Distributed Motion Coordination Using Convex Feasible Set Based Model Predictive Control

TL;DR

This paper introduces a distributed convex feasible set based model predictive control approach for multi-vehicle motion coordination, enabling real-time, collision-free trajectories in complex autonomous driving scenarios.

Contribution

It proposes a novel distributed MPC method using convex feasible sets to convexify collision constraints, improving real-time performance and deadlock resolution in multi-agent systems.

Findings

Real-time collision-free trajectory computation demonstrated.

Method outperforms centralized MPC and RVO in efficiency.
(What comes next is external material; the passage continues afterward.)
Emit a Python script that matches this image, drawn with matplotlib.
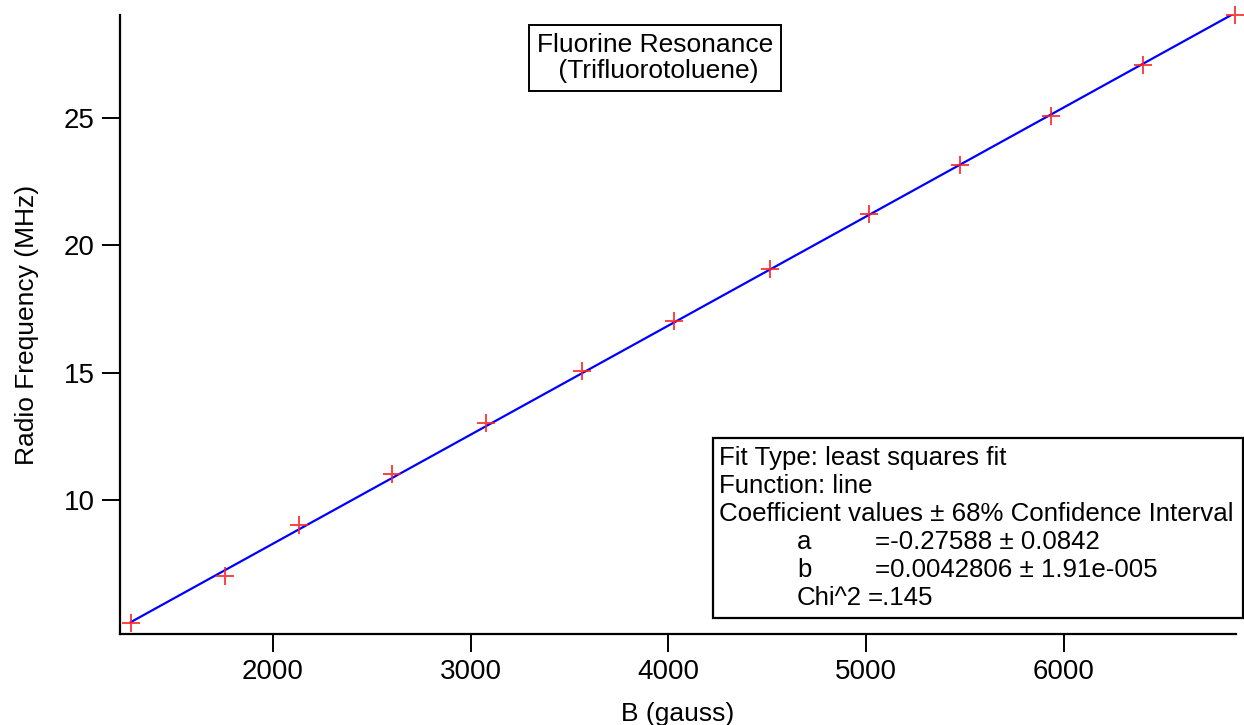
import matplotlib
matplotlib.use("Agg")
import matplotlib.pyplot as plt
from matplotlib.patches import Rectangle
import numpy as np

plt.rcParams['font.family'] = ['Liberation Sans', 'DejaVu Sans']

# measured points
field_gauss = [1281, 1757, 2130, 2602, 3078, 3562, 4028, 4515, 5015, 5477, 5936, 6399, 6868]
freq_mhz = [5.16, 7.02, 9.02, 11.01, 13.04, 15.07, 17.03, 19.08, 21.22, 23.15, 25.09, 27.07, 29.04]

# fit coefficients (as printed on the chart)
fit_a = -0.27588
fit_b = 0.0042806

x_ticks = [2000, 3000, 4000, 5000, 6000]
y_ticks = [10, 15, 20, 25]

FS = 19

fig = plt.figure(figsize=(12.44, 7.25), dpi=100)
ax = fig.add_axes([120 / 1244, 1 - 634 / 725, (1236 - 120) / 1244, (634 - 15) / 725])

xs = np.array([field_gauss[0], field_gauss[-1]])
ax.plot(xs, fit_a + fit_b * xs, color="#0000ff", lw=1.6, zorder=2)
ax.plot(field_gauss, freq_mhz, ls="none", marker="+", ms=13, mew=1.4,
        color="#ff2020", alpha=0.85, clip_on=False, zorder=3)

ax.set_xlim(1226, 6872)
ax.set_ylim(4.74, 29.04)
ax.set_xticks(x_ticks)
ax.set_yticks(y_ticks)
for s in ["top", "right"]:
    ax.spines[s].set_visible(False)
for s in ["left", "bottom"]:
    ax.spines[s].set_linewidth(1.6)
ax.tick_params(direction="out", length=13, width=1.4, labelsize=20, pad=5)
ax.set_xlabel("B (gauss)", fontsize=FS, labelpad=12)
ax.set_ylabel("Radio Frequency (MHz)", fontsize=FS, labelpad=18)

# title box
fig.text(655 / 1244, 1 - 58 / 725, "Fluorine Resonance\n (Trifluorotoluene)", fontsize=FS,
         ha="center", va="center", linespacing=1.15,
         bbox=dict(boxstyle="square,pad=0.3", fc="white", ec="black", lw=1.4))

# fit info box
fig.patches.append(Rectangle((713 / 1244, 1 - 618 / 725), (1243 - 713) / 1244, (618 - 438) / 725,
                             transform=fig.transFigure, fill=True, fc="white", ec="black", lw=1.6, zorder=5))
FS_FIT = 18.6
lines = [
    "Fit Type: least squares fit",
    "Function: line",
    "Coefficient values \u00b1 68% Confidence Interval",
]
y0 = 458
for i, t in enumerate(lines):
    fig.text(719 / 1244, 1 - (y0 + 28 * i) / 725, t, fontsize=FS_FIT, ha="left", va="center", zorder=6)
rows = [("a", "=-0.27588 \u00b1 0.0842", 875), ("b", "=0.0042806 \u00b1 1.91e-005", 875),
        ("Chi^2", "=.145", 868)]
for i, (k, v, vx) in enumerate(rows):
    yy = 1 - (y0 + 28 * (i + 3)) / 725
    fig.text(797 / 1244, yy, k, fontsize=FS_FIT, ha="left", va="center", zorder=6)
    fig.text(vx / 1244, yy, v, fontsize=FS_FIT, ha="left", va="center", zorder=6)

fig.savefig("out.png", dpi=100)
Robustness to tracking errors confirmed through multiple scenarios.

Abstract

The implementation of optimization-based motion coordination approaches in real world multi-agent systems remains challenging due to their high computational complexity and potential deadlocks. This paper presents a distributed model predictive control (MPC) approach based on convex feasible set (CFS) algorithm for multi-vehicle motion coordination in autonomous driving. By using CFS to convexify the collision avoidance constraints, collision-free trajectories can be computed in real time. We analyze the potential deadlocks and show that a deadlock can be resolved by changing vehicles' desired speeds. The MPC structure ensures that our algorithm is robust to low-level tracking errors. The proposed distributed method has been tested in multiple challenging multi-vehicle environments, including unstructured road, intersection, crossing, platoon formation, merging, and overtaking scenarios. The numerical results and comparison with other approaches (including a centralized MPC and reciprocal velocity obstacles) show that the proposed method is computationally efficient and robust, and avoids deadlocks.